Dissertation Defense

Speaker: 
Fangli Liu (QuICS)
Time: 
Tuesday, June 22, 2021 - 3:00pm
Location: 
Virtual Via Zoom

In recent decades, the rapid development of quantum technologies has led to a new era of programmable platforms, enabling the realizations of quantum simulation and quantum computation. This dissertation is motivated by recent experimental progress on controlling individual quantum degrees of freedom in systems such as trapped ions and Rydberg atom arrays.  By tailoring the interactions in these quantum systems, we study analog quantum simulations of various physical phenomena, including non-equilibrium quantum dynamics and nontrivial topological physics.  In the first part of the dissertation, we study slow quantum many-body dynamics in trapped-ion systems and Rydberg atom arrays. We first show that either the long-range interactions or an additional symmetry-breaking field can give rise to a confining potential. Such a potential can couple domain wall quasiparticles into mesonic or baryonic bound states.  These confined quasiparticles strongly suppress the quantum information dynamics and lead to slow thermalization.  In the limit of strict domain-wall confinement, the full Hilbert space is fragmented into exponentially many disconnected subspaces.
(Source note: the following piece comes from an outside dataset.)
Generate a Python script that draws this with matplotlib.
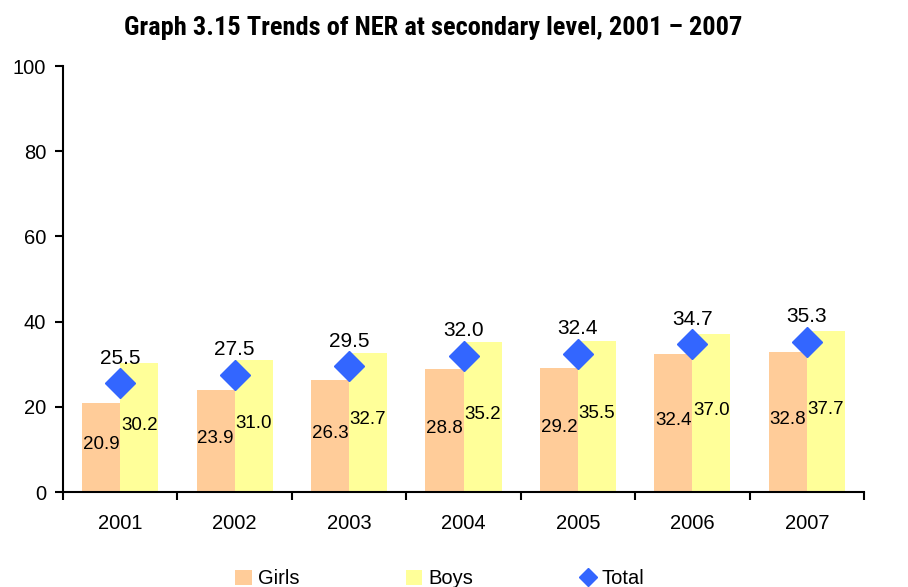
import matplotlib
matplotlib.use("Agg")
import matplotlib.pyplot as plt
from matplotlib import font_manager
import numpy as np

years = ["2001", "2002", "2003", "2004", "2005", "2006", "2007"]
girls = [20.9, 23.9, 26.3, 28.8, 29.2, 32.4, 32.8]
boys = [30.2, 31.0, 32.7, 35.2, 35.5, 37.0, 37.7]
total = [25.5, 27.5, 29.5, 32.0, 32.4, 34.7, 35.3]

plt.rcParams['font.family'] = ['Liberation Sans', 'DejaVu Sans']

avail = {f.name for f in font_manager.fontManager.ttflist}
title_fam = None
for cand in ["Liberation Sans Narrow", "Roboto Condensed", "Open Sans Condensed", "Roboto"]:
    if cand in avail:
        title_fam = cand
        break
if title_fam is None:
    title_fam = "Liberation Sans"

fig = plt.figure(figsize=(9.08, 5.87), dpi=100)
ax = fig.add_axes([63 / 908, 1 - 492 / 587, (864 - 63) / 908, (492 - 66) / 587])

x = np.arange(len(years))
w = 0.333
bg = ax.bar(x - w / 2, girls, w, color="#FFCC99", label="Girls")
bb = ax.bar(x + w / 2, boys, w, color="#FFFF99", label="Boys")
lt, = ax.plot(x, total, linestyle="none", marker="D", markersize=15,
              color="#3366FF", label="Total")

for xi, g, b, t in zip(x, girls, boys, total):
    ax.text(xi - w / 2, g / 2 + 0.6, f"{g:.1f}", ha="center", va="center", fontsize=13.5)
    ax.text(xi + w / 2, b / 2 + 0.6, f"{b:.1f}", ha="center", va="center", fontsize=13.5)
    ax.text(xi, t + 5.9, f"{t:.1f}", ha="center", va="center", fontsize=15)

ax.set_xlim(-0.5, len(years) - 0.5)
ax.set_ylim(0, 100)
ax.set_yticks([0, 20, 40, 60, 80, 100])
ax.set_xticks(x)
ax.set_xticklabels(years)
ax.set_xticks(np.arange(len(years) + 1) - 0.5, minor=True)
ax.tick_params(axis="x", which="major", length=0, pad=16, labelsize=14.5)
ax.tick_params(axis="x", which="minor", length=6, width=1.5, direction="out")
ax.tick_params(axis="y", length=6, width=1.5, direction="out", labelsize=14.5, pad=6)
for s in ["top", "right"]:
    ax.spines[s].set_visible(False)
for s in ["left", "bottom"]:
    ax.spines[s].set_linewidth(1.5)

fig.text(433 / 908, 1 - 28 / 587, "Graph 3.15 Trends of NER at secondary level, 2001 \u2013 2007",
         ha="center", va="center", fontsize=19, fontweight="bold",
         family=[title_fam, "DejaVu Sans"])

fig.legend(handles=[bg, bb, lt], loc="center", bbox_to_anchor=(440 / 908, 1 - 579 / 587),
           ncol=3, frameon=False, fontsize=14.5, columnspacing=5.3, handlelength=0.8,
           handletextpad=0.3, markerscale=0.6)

fig.savefig("out.png", dpi=100)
Further, we demonstrate that thermalization can be halted by quantum engineering a uniformly increasing field in the trapped-ion quantum simulator.  The second part of the dissertation focuses on topologically relevant phenomena in quantum simulators. We first study the effect of experimentally relevant disorder in 2D Rydberg atom arrays. We find that there are three distinct localization regimes due to the presence of nontrivial topological bands. We further study the non-equilibrium dynamics of Abelian anyons in a one-dimensional system. We show that the interplay of anyonic statistics and interactions can give rise to spatially asymmetric quantum dynamics. Finally, we use Nielsen's geometric approach to quantify the circuit complexity in topological models. We find that circuit complexity of ground states and circuit complexity of non-equilibrium steady states both exhibit nonanalytical behavior at topological transition points.